• WORK INSTRUCTIONS: Read the data and repeat it in full, exactly.

• SUPPLIED INFORMATION:
----------------------------------------

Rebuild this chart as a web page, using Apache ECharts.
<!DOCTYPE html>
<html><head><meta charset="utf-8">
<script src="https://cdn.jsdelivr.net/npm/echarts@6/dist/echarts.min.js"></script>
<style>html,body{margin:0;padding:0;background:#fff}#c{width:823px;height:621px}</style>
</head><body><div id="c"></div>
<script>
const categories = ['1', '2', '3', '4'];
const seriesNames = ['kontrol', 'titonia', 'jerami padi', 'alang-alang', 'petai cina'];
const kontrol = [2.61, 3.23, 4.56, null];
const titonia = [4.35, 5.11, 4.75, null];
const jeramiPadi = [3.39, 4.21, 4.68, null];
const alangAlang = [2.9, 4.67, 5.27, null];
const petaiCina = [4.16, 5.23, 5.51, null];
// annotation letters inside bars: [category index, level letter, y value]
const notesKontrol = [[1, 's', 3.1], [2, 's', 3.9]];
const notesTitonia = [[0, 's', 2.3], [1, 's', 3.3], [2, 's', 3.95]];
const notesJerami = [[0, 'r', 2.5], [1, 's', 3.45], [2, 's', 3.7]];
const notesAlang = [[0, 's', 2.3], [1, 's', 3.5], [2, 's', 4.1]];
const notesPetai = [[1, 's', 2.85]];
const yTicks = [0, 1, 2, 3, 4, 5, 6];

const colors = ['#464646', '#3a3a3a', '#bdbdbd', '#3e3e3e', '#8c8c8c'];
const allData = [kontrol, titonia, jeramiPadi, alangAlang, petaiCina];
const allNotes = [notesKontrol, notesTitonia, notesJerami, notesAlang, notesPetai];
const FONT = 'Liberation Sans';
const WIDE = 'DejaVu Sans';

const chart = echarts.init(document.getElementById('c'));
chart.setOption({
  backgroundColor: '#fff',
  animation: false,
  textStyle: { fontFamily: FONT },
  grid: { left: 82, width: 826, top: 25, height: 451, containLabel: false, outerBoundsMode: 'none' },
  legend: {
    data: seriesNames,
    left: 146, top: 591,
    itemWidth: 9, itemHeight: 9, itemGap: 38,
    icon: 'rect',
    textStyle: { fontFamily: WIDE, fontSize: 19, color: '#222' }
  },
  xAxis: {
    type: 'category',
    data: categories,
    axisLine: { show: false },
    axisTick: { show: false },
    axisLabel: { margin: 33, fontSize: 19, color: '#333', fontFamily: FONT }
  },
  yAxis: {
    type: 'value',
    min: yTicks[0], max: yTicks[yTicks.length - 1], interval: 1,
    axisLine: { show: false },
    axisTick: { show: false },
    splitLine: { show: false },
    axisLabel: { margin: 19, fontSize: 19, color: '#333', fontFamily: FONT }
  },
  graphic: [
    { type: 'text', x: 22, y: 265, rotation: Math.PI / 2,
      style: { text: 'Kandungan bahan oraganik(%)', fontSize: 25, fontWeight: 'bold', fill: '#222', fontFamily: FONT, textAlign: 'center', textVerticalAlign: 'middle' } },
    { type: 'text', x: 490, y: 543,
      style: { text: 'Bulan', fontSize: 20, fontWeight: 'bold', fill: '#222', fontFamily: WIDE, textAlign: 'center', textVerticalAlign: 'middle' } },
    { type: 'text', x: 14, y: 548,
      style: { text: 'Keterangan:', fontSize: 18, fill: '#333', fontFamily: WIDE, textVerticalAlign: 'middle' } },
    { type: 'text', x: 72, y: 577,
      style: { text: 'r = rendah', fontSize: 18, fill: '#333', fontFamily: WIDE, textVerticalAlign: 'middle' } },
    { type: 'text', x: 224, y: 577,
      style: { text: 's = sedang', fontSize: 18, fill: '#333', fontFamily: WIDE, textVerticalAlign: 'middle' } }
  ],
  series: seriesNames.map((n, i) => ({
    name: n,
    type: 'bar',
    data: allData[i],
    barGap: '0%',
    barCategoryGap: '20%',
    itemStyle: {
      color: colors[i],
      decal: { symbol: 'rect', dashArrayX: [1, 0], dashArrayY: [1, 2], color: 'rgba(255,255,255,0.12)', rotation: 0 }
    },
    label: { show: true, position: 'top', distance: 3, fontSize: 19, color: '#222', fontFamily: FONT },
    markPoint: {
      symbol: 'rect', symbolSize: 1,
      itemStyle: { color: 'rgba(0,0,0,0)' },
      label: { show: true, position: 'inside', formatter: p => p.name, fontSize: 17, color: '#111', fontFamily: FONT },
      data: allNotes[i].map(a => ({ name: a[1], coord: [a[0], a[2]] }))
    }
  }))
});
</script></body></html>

----------------------------------------

• RESULT OF THIS EXERCISE:
Rebuild this chart as a web page, using Apache ECharts.
<!DOCTYPE html>
<html><head><meta charset="utf-8">
<script src="https://cdn.jsdelivr.net/npm/echarts@6/dist/echarts.min.js"></script>
<style>html,body{margin:0;padding:0;background:#fff}#c{width:823px;height:621px}</style>
</head><body><div id="c"></div>
<script>
const categories = ['1', '2', '3', '4'];
const seriesNames = ['kontrol', 'titonia', 'jerami padi', 'alang-alang', 'petai cina'];
const kontrol = [2.61, 3.23, 4.56, null];
const titonia = [4.35, 5.11, 4.75, null];
const jeramiPadi = [3.39, 4.21, 4.68, null];
const alangAlang = [2.9, 4.67, 5.27, null];
const petaiCina = [4.16, 5.23, 5.51, null];
// annotation letters inside bars: [category index, level letter, y value]
const notesKontrol = [[1, 's', 3.1], [2, 's', 3.9]];
const notesTitonia = [[0, 's', 2.3], [1, 's', 3.3], [2, 's', 3.95]];
const notesJerami = [[0, 'r', 2.5], [1, 's', 3.45], [2, 's', 3.7]];
const notesAlang = [[0, 's', 2.3], [1, 's', 3.5], [2, 's', 4.1]];
const notesPetai = [[1, 's', 2.85]];
const yTicks = [0, 1, 2, 3, 4, 5, 6];

const colors = ['#464646', '#3a3a3a', '#bdbdbd', '#3e3e3e', '#8c8c8c'];
const allData = [kontrol, titonia, jeramiPadi, alangAlang, petaiCina];
const allNotes = [notesKontrol, notesTitonia, notesJerami, notesAlang, notesPetai];
const FONT = 'Liberation Sans';
const WIDE = 'DejaVu Sans';

const chart = echarts.init(document.getElementById('c'));
chart.setOption({
  backgroundColor: '#fff',
  animation: false,
  textStyle: { fontFamily: FONT },
  grid: { left: 82, width: 826, top: 25, height: 451, containLabel: false, outerBoundsMode: 'none' },
  legend: {
    data: seriesNames,
    left: 146, top: 591,
    itemWidth: 9, itemHeight: 9, itemGap: 38,
    icon: 'rect',
    textStyle: { fontFamily: WIDE, fontSize: 19, color: '#222' }
  },
  xAxis: {
    type: 'category',
    data: categories,
    axisLine: { show: false },
    axisTick: { show: false },
    axisLabel: { margin: 33, fontSize: 19, color: '#333', fontFamily: FONT }
  },
  yAxis: {
    type: 'value',
    min: yTicks[0], max: yTicks[yTicks.length - 1], interval: 1,
    axisLine: { show: false },
    axisTick: { show: false },
    splitLine: { show: false },
    axisLabel: { margin: 19, fontSize: 19, color: '#333', fontFamily: FONT }
  },
  graphic: [
    { type: 'text', x: 22, y: 265, rotation: Math.PI / 2,
      style: { text: 'Kandungan bahan oraganik(%)', fontSize: 25, fontWeight: 'bold', fill: '#222', fontFamily: FONT, textAlign: 'center', textVerticalAlign: 'middle' } },
    { type: 'text', x: 490, y: 543,
      style: { text: 'Bulan', fontSize: 20, fontWeight: 'bold', fill: '#222', fontFamily: WIDE, textAlign: 'center', textVerticalAlign: 'middle' } },
    { type: 'text', x: 14, y: 548,
      style: { text: 'Keterangan:', fontSize: 18, fill: '#333', fontFamily: WIDE, textVerticalAlign: 'middle' } },
    { type: 'text', x: 72, y: 577,
      style: { text: 'r = rendah', fontSize: 18, fill: '#333', fontFamily: WIDE, textVerticalAlign: 'middle' } },
    { type: 'text', x: 224, y: 577,
      style: { text: 's = sedang', fontSize: 18, fill: '#333', fontFamily: WIDE, textVerticalAlign: 'middle' } }
  ],
  series: seriesNames.map((n, i) => ({
    name: n,
    type: 'bar',
    data: allData[i],
    barGap: '0%',
    barCategoryGap: '20%',
    itemStyle: {
      color: colors[i],
      decal: { symbol: 'rect', dashArrayX: [1, 0], dashArrayY: [1, 2], color: 'rgba(255,255,255,0.12)', rotation: 0 }
    },
    label: { show: true, position: 'top', distance: 3, fontSize: 19, color: '#222', fontFamily: FONT },
    markPoint: {
      symbol: 'rect', symbolSize: 1,
      itemStyle: { color: 'rgba(0,0,0,0)' },
      label: { show: true, position: 'inside', formatter: p => p.name, fontSize: 17, color: '#111', fontFamily: FONT },
      data: allNotes[i].map(a => ({ name: a[1], coord: [a[0], a[2]] }))
    }
  }))
});
</script></body></html>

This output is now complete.